Where Flexi Fund Fits In
Flexi Fund is another voluntary SSS savings program, designed specifically for OFWs. Like Pension Booster:
- It earns investment-based returns
- It does not affect AMSC or CYS
- It is paid separately from the pension
Understanding these programs as savings tools, not pension enhancers, helps set proper expectations.
Estimating Pension and Pension Booster Separately
Because Pension Booster interest does not affect pension formulas, estimates should always be separated into:
- Monthly pension (based on A, B, or C)
- MPF balance (if applicable)
- Pension Booster balance and interest
To see this separation clearly, you may use the SSS Pension Calculator, which estimates pension and MPF components using official rules.
👉 Use the SSS Pension Calculator here:
SSS Pension Calculator
The calculator provides guidance only. Final amounts are determined by SSS.
Frequently Asked Questions
Is Pension Booster interest guaranteed every year?
No. Interest depends on investment performance and may vary.
Does Pension Booster interest increase my monthly pension?
No. Pension Booster interest is not included in pension computation.
When do I receive Pension Booster interest?
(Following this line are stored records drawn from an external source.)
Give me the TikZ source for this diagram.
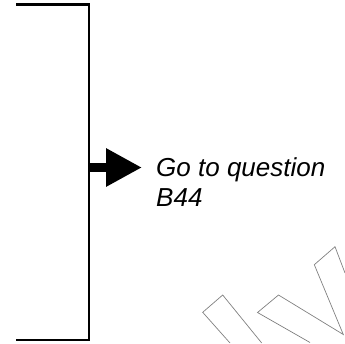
\documentclass[tikz,border=0pt]{standalone}
\usepackage{fontspec}
\setmainfont{Liberation Sans}
\usetikzlibrary{arrows.meta}
\begin{document}
\begin{tikzpicture}[x=1pt,y=-1pt,
  bracket/.style={line width=2.4pt, line join=miter},
  bigarrow/.style={line width=9.5pt, -{Triangle[length=36pt,width=36pt]}},
  label/.style={anchor=base west, inner sep=0pt, font=\fontsize{26}{30}\selectfont\itshape},
  wm/.style={draw=black!50, line width=0.7pt, line join=miter}]
\useasboundingbox (0,0) rectangle (345,343);
% bracket
\coordinate (tl) at (16,4.5);
\coordinate (tr) at (89,4.5);
\coordinate (br) at (89,340);
\coordinate (bl) at (16,340);
\draw[bracket] (tl) -- (tr) -- (br) -- (bl);
% arrow
\coordinate (astart) at (89,167.5);
\coordinate (atip) at (142,167.5);
\draw[bigarrow] (astart) -- (atip);
% text
\node[label] (q1) at (156,176) {Go to question};
\node[label] (q2) at (156,206) {B44};
% watermark outline
\draw[wm] (230,343) -- (202.7,312.3) -- (222.7,295) -- (261.7,343);
\draw[wm] (310,342.5) -- (257.5,312.5) -- (278.5,295) -- (343.3,334.5) -- (314.3,264.7) -- (335,246.7) -- (345,273);
\end{tikzpicture}
\end{document}
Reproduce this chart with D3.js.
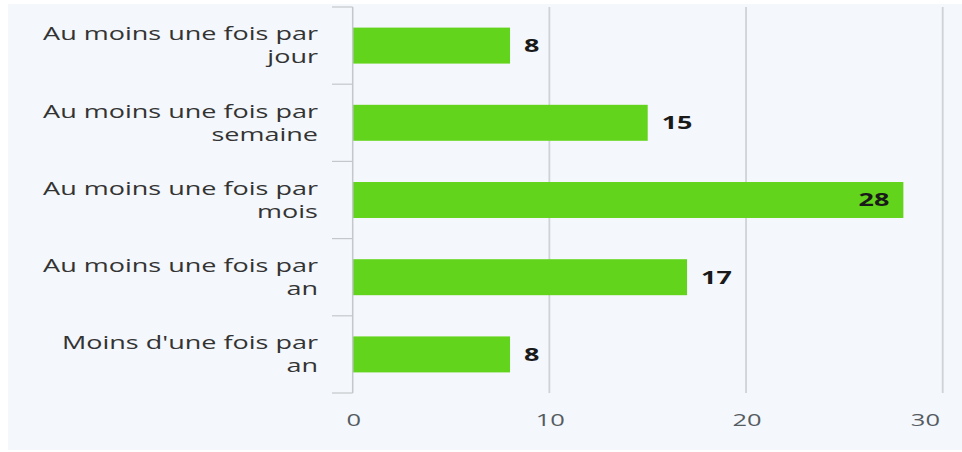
<!DOCTYPE html>
<html>
<head>
<meta charset="utf-8">
<script src="https://cdn.jsdelivr.net/npm/d3@7"></script>
<style>
  html, body { margin: 0; padding: 0; background: #ffffff; }
  svg { display: block; }
</style>
</head>
<body>
<svg id="chart"></svg>
<script>
// ---- data ----
const categories = [
  "Au moins une fois par jour",
  "Au moins une fois par semaine",
  "Au moins une fois par mois",
  "Au moins une fois par an",
  "Moins d'une fois par an"
];
const values = [8, 15, 28, 17, 8];
const xTicks = [0, 10, 20, 30];

// ---- layout (pixel units; the drawing is stretched horizontally like the reference) ----
const W = 962, H = 452;
const sx = 1.5;                  // horizontal stretch of the reference image
const VW = W / sx;               // viewBox width
const px = v => v / sx;          // convert horizontal pixel value to viewBox units

const svg = d3.select("#chart")
  .attr("width", W).attr("height", H)
  .attr("viewBox", `0 0 ${VW} ${H}`)
  .attr("preserveAspectRatio", "none");

const font = "'Open Sans', 'Noto Sans', sans-serif";

// background
svg.append("rect")
  .attr("x", px(8)).attr("y", 4)
  .attr("width", px(W - 8)).attr("height", H - 6)
  .attr("fill", "#f4f7fb");

const x = d3.scaleLinear().domain([0, 30]).range([px(352.7), px(942.7)]);
const yBand = d3.scaleBand().domain(categories).range([7, 393]).paddingInner(0).paddingOuter(0);
const yBar = d3.scaleBand().domain(categories).range([7, 393]).paddingInner(0.534).paddingOuter(0.267);

// grid lines
svg.append("g").selectAll("line").data(xTicks.filter(t => t > 0)).join("line")
  .attr("x1", d => x(d)).attr("x2", d => x(d))
  .attr("y1", 7).attr("y2", 393)
  .attr("stroke", "#cfd2d6").attr("stroke-width", 1.2);

// bars
svg.append("g").selectAll("rect").data(values).join("rect")
  .attr("x", x(0))
  .attr("y", (d, i) => yBar(categories[i]))
  .attr("width", d => x(d) - x(0))
  .attr("height", yBar.bandwidth())
  .attr("fill", "#63d41c");

// y axis line and category boundary ticks
svg.append("line")
  .attr("x1", x(0)).attr("x2", x(0)).attr("y1", 7).attr("y2", 393)
  .attr("stroke", "#c4c8cc").attr("stroke-width", 1);
const bounds = categories.map(c => yBand(c)).concat([yBand(categories[categories.length - 1]) + yBand.bandwidth()]);
svg.append("g").selectAll("line").data(bounds).join("line")
  .attr("x1", px(332)).attr("x2", x(0))
  .attr("y1", d => d).attr("y2", d => d)
  .attr("stroke", "#c4c8cc").attr("stroke-width", 1.2);

// category labels (two lines)
const catG = svg.append("g");
categories.forEach(c => {
  const cut = c.lastIndexOf(" ");
  const lines = [c.slice(0, cut), c.slice(cut + 1)];
  const cy = yBand(c) + yBand.bandwidth() / 2;
  const t = catG.append("text")
    .attr("x", px(318))
    .attr("text-anchor", "end")
    .attr("font-family", font)
    .attr("font-size", 18)
    .attr("fill", "#333333");
  lines.forEach((ln, k) => {
    t.append("tspan")
      .attr("x", px(318))
      .attr("y", cy + (k === 0 ? -11.5 : 11.5))
      .attr("dy", "0.35em")
      .text(ln);
  });
});

// value labels
svg.append("g").selectAll("text").data(values).join("text")
  .attr("x", d => d >= 25 ? x(d) - px(14) : x(d) + px(14))
  .attr("y", (d, i) => yBand(categories[i]) + yBand.bandwidth() / 2)
  .attr("dy", "0.36em")
  .attr("text-anchor", d => d >= 25 ? "end" : "start")
  .attr("font-family", font)
  .attr("font-size", 18)
  .attr("font-weight", "bold")
  .attr("fill", "#1a1a1a")
  .text(d => d);

// x tick labels
svg.append("g").selectAll("text").data(xTicks).join("text")
  .attr("x", (d, i) => i === xTicks.length - 1 ? px(940) : x(d) + px(1))
  .attr("y", 420)
  .attr("dy", "0.35em")
  .attr("text-anchor", (d, i) => i === xTicks.length - 1 ? "end" : "middle")
  .attr("font-family", font)
  .attr("font-size", 17)
  .attr("fill", "#555b61")
  .text(d => d);
</script>
</body>
</html>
Interest is credited to your Pension Booster balance and paid upon retirement.
Who determines Pension Booster interest and payout?
SSS has final authority based on official investment results and records.
Why doesn’t SSS convert Pension Booster into monthly pension?
Because pension is a lifetime benefit, while Pension Booster is a finite savings fund.
Closing: How to Think About Pension Booster Interest
Pension Booster interest reflects investment growth, not a pension upgrade. It exists to help members build additional retirement funds while keeping the monthly pension system sustainable and predictable.
For retirement planning, the key is separation:
- Monthly pension provides lifelong income
- Pension Booster provides accumulated savings
Always verify your records through My.SSS and treat estimates as guides—not guarantees—because SSS remains the final authority on pension and Pension Booster computation and payout.